▶ _SET TASK_
Of the lines below, how many hold the string "document"? Give only the number.

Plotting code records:
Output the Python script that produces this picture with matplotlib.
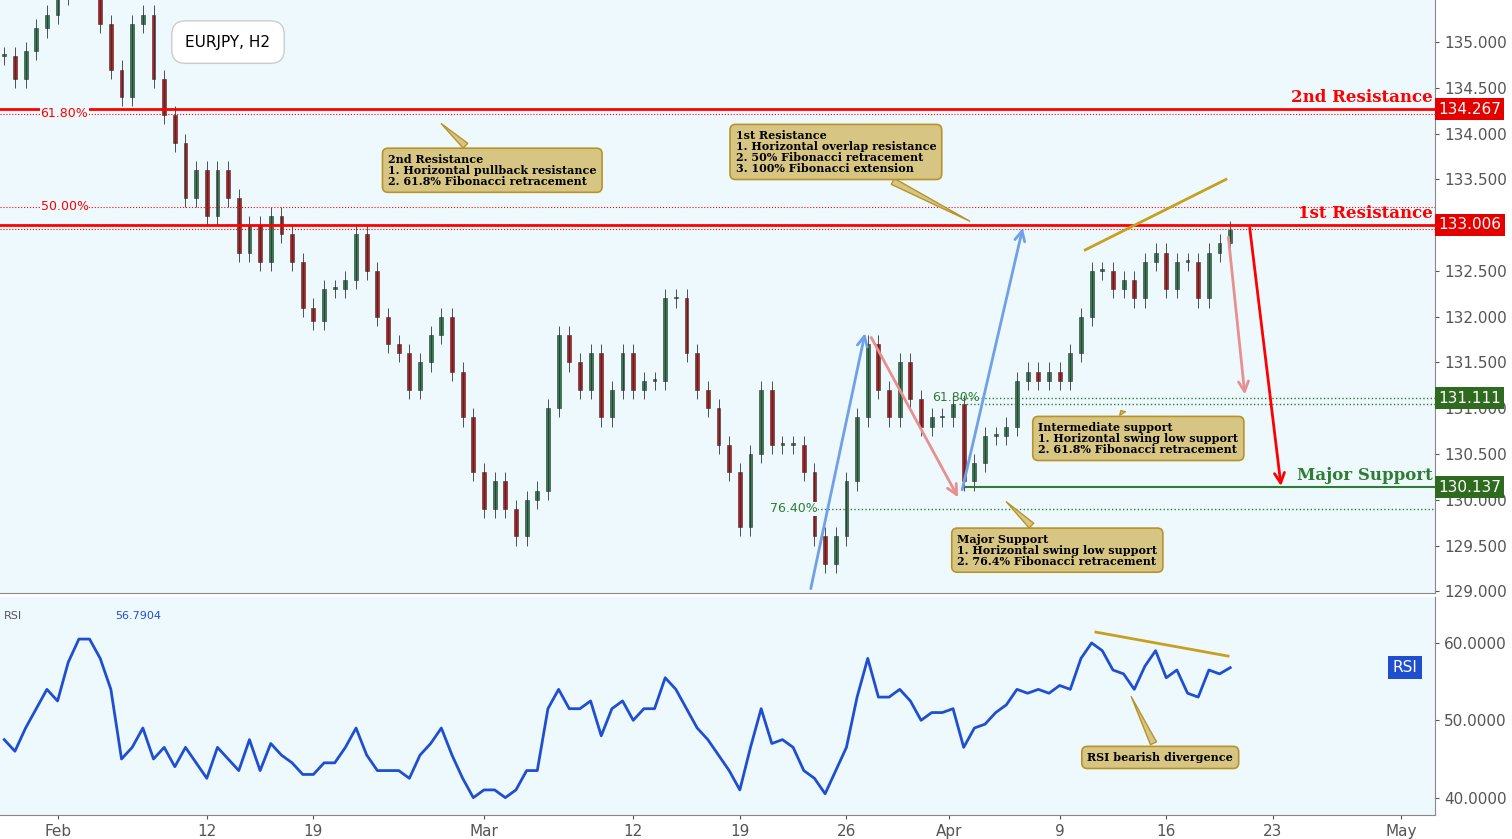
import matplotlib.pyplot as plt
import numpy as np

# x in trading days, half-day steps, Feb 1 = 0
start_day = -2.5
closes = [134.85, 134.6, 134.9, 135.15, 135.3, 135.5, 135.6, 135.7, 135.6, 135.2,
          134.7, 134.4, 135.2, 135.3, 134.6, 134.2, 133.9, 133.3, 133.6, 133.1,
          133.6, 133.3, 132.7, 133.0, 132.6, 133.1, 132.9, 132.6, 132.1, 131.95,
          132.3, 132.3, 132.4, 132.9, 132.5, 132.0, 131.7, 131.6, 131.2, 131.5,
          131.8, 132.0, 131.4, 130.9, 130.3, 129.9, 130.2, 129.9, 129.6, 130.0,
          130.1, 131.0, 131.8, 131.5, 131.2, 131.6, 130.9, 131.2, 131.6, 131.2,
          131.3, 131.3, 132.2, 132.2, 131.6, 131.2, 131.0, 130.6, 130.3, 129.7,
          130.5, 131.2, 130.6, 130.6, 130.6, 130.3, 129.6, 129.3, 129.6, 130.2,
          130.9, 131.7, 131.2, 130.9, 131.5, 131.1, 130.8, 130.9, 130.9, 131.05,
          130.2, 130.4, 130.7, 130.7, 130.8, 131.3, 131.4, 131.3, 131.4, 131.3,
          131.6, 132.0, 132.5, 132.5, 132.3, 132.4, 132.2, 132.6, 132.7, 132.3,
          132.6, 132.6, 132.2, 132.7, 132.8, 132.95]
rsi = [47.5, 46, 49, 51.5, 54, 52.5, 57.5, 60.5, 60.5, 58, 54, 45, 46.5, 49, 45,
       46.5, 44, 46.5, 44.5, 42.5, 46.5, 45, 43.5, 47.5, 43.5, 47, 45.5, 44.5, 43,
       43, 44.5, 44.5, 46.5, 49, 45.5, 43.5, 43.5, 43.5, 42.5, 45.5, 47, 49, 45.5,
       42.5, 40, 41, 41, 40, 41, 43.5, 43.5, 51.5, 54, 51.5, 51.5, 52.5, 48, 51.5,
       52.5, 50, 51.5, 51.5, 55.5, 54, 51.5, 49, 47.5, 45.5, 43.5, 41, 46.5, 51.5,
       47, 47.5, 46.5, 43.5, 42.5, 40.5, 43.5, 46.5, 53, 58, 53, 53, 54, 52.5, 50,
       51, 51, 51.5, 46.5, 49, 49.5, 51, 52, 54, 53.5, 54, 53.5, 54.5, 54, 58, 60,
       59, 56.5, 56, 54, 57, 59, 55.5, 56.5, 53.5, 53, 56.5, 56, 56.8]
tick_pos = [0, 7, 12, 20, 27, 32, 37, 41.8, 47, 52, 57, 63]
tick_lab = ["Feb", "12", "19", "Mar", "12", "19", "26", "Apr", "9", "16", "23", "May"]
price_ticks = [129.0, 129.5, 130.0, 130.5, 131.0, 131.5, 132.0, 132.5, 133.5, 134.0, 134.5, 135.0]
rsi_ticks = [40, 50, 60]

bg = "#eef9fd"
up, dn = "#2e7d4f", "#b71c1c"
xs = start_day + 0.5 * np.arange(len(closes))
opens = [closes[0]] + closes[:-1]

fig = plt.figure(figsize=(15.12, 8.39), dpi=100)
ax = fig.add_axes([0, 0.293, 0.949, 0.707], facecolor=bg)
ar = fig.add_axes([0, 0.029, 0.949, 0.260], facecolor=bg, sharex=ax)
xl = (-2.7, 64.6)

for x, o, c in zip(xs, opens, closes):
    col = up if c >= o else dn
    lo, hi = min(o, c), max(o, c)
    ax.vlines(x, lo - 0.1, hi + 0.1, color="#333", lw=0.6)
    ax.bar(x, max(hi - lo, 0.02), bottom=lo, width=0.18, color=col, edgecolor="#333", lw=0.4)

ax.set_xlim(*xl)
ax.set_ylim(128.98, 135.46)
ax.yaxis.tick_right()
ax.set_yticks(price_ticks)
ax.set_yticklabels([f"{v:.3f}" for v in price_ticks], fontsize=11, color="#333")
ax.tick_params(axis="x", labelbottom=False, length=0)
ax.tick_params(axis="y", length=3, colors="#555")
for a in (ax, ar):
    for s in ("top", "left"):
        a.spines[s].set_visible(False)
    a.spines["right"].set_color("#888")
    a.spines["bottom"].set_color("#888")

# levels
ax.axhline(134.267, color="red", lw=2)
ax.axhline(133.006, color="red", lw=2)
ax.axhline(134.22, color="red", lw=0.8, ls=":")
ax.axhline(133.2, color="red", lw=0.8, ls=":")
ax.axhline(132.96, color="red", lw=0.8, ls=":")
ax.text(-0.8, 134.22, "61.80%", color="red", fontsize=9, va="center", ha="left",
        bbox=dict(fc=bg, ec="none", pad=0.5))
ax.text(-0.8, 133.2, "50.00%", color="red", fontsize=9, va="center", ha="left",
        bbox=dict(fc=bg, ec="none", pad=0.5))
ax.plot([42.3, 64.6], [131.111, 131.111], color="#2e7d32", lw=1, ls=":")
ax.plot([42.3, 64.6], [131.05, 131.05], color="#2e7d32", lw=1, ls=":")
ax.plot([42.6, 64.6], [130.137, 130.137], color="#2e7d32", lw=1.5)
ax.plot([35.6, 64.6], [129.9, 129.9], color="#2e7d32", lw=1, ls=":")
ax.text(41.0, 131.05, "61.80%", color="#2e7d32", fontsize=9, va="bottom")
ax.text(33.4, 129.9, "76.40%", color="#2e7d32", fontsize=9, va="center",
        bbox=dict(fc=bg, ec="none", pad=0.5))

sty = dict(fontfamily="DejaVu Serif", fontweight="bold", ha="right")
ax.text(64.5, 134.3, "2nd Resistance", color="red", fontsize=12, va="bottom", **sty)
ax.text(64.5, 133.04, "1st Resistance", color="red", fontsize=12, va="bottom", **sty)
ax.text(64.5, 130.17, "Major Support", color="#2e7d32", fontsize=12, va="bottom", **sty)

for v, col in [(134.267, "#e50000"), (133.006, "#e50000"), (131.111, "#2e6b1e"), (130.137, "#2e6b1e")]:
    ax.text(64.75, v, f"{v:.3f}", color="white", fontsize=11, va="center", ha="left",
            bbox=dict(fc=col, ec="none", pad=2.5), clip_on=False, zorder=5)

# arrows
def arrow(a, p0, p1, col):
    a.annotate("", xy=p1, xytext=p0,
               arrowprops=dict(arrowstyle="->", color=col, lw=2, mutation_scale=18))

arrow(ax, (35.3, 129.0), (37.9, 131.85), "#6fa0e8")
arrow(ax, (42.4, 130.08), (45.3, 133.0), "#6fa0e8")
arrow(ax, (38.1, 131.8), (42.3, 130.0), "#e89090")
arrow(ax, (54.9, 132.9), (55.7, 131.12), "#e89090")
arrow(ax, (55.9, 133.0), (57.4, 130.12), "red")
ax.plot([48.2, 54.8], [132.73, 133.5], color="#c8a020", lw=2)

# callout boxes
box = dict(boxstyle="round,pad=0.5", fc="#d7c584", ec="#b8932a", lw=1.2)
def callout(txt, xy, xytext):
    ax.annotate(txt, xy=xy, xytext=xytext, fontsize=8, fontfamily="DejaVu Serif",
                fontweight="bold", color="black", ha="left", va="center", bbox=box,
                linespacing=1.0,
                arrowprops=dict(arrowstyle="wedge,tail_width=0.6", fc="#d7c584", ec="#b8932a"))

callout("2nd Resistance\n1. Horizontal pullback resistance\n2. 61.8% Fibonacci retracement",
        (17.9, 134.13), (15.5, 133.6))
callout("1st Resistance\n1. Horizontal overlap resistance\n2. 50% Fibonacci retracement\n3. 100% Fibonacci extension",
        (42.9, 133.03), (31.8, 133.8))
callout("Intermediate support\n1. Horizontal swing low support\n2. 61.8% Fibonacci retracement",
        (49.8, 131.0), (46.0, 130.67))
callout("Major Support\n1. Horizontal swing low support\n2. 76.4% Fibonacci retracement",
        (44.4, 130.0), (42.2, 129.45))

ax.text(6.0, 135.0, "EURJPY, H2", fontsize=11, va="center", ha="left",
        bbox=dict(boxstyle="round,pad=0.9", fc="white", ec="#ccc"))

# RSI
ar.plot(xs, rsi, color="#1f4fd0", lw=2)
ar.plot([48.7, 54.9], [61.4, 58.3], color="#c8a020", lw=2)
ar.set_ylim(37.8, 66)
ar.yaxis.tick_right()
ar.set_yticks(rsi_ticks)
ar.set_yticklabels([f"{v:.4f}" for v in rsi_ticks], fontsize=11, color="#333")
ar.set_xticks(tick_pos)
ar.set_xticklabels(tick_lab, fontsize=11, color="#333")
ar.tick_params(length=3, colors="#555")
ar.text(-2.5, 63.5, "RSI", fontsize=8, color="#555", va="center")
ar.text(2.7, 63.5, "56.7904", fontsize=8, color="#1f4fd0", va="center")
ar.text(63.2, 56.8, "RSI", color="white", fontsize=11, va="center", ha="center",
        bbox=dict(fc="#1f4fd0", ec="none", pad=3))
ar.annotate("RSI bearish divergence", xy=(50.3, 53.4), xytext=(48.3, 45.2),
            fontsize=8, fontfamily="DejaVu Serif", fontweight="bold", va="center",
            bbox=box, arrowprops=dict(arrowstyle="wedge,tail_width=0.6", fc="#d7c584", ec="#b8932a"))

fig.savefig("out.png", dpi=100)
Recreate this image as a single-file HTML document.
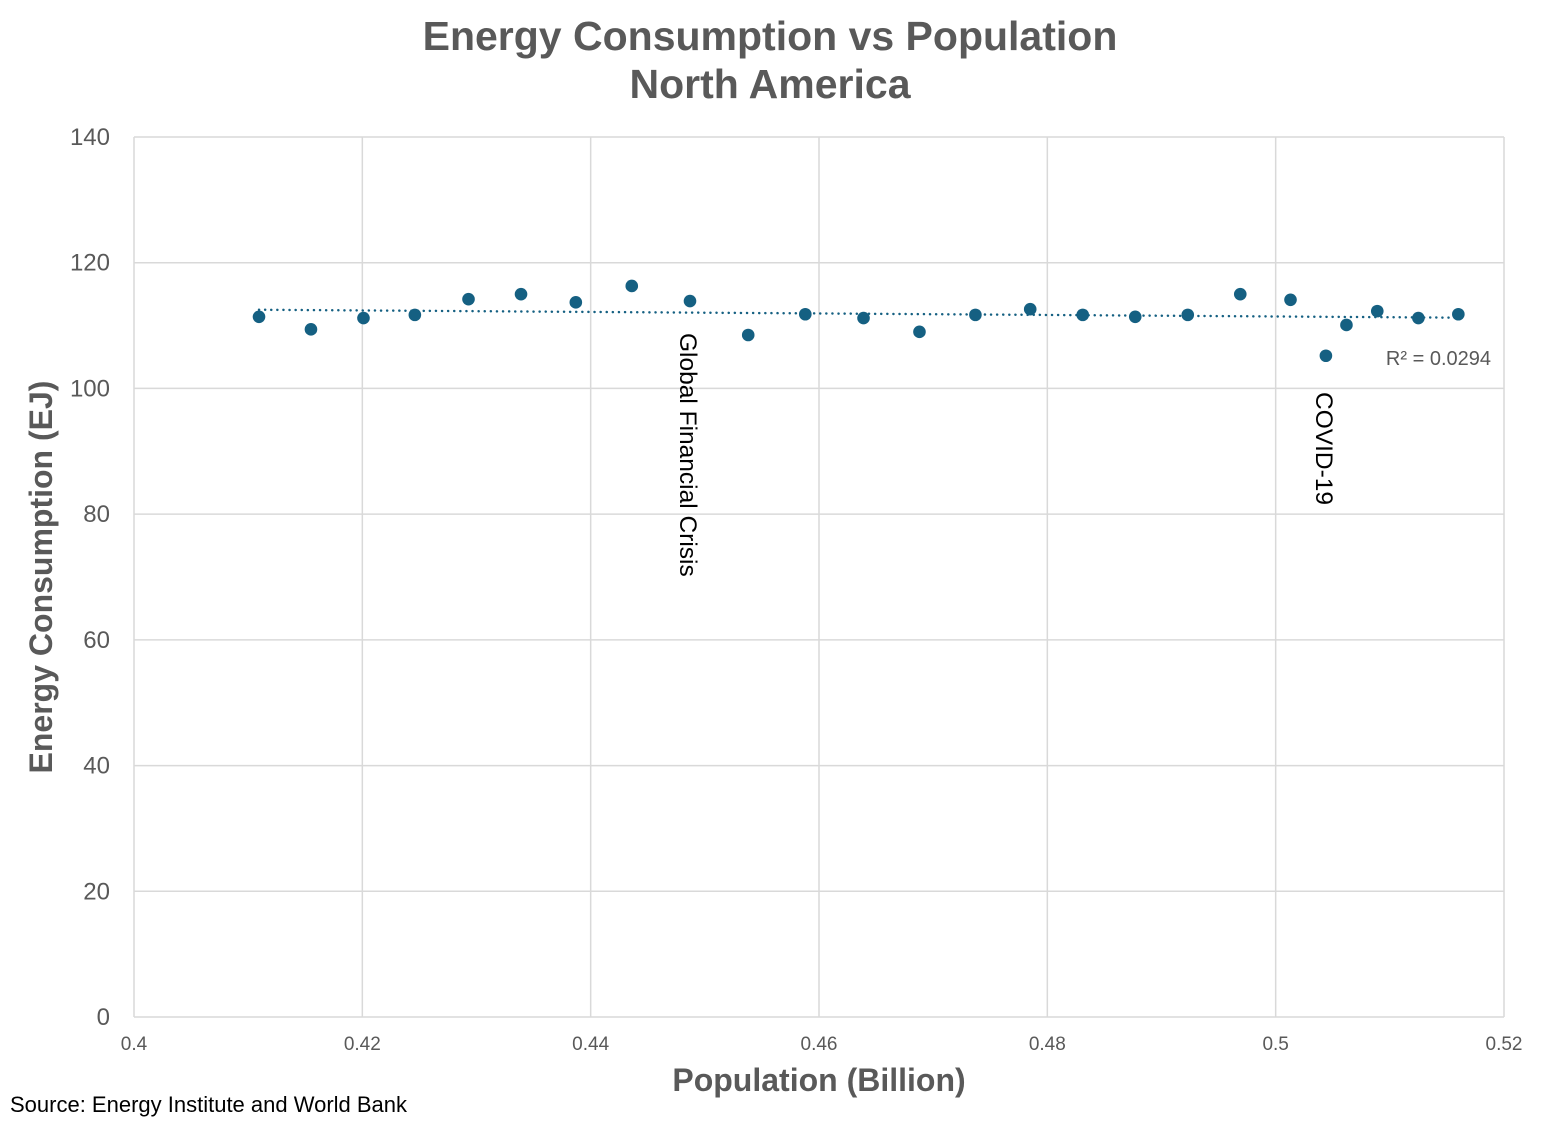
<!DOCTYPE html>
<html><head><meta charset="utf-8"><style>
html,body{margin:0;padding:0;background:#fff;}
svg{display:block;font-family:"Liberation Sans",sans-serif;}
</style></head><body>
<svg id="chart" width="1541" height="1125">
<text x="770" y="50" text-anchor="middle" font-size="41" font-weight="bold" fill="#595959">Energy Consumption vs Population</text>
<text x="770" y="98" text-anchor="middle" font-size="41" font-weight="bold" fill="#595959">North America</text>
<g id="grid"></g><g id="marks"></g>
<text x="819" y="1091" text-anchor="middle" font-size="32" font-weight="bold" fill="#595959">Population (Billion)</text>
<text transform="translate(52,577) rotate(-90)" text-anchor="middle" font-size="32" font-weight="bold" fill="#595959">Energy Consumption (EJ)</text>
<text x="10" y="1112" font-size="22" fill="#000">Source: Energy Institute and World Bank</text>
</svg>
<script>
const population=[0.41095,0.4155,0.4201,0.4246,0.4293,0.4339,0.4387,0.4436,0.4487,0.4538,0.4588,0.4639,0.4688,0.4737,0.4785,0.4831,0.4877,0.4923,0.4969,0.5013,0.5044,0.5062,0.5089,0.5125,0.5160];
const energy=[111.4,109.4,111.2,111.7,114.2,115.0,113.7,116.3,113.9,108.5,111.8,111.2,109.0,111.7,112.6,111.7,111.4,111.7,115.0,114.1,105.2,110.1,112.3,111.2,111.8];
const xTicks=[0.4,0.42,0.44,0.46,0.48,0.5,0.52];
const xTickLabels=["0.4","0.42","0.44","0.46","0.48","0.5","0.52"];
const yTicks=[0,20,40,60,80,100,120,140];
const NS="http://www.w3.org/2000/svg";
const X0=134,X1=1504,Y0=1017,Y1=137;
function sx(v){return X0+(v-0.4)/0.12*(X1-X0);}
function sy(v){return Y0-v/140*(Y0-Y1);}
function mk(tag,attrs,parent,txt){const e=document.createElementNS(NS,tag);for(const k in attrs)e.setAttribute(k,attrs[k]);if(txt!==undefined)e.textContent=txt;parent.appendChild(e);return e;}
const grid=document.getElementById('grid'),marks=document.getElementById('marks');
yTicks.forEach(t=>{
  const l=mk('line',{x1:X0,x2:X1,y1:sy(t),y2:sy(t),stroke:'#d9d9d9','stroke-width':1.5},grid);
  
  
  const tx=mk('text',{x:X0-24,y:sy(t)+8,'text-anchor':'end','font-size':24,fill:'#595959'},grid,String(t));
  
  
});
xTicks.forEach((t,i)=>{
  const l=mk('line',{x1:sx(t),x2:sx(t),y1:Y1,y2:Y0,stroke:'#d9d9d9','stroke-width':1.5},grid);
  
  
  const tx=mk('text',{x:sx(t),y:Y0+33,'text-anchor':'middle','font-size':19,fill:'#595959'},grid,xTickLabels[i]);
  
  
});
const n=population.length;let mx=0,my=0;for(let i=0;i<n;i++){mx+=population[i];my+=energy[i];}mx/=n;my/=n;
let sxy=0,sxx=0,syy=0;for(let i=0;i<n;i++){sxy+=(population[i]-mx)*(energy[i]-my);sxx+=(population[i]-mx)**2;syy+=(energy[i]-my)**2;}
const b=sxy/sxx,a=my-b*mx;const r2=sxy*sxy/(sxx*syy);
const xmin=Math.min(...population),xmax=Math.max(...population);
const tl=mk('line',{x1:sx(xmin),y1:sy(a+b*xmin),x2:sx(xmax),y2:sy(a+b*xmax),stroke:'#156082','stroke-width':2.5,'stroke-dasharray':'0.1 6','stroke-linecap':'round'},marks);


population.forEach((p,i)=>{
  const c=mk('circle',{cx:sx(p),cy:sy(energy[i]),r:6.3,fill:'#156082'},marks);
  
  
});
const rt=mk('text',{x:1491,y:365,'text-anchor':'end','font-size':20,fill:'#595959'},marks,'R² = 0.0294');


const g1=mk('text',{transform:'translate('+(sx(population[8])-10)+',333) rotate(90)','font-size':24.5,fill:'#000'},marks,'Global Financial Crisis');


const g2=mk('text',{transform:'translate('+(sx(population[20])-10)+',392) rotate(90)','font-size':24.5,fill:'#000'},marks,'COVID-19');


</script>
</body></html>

▶ _RESULT FOR THIS EXERCISE_
3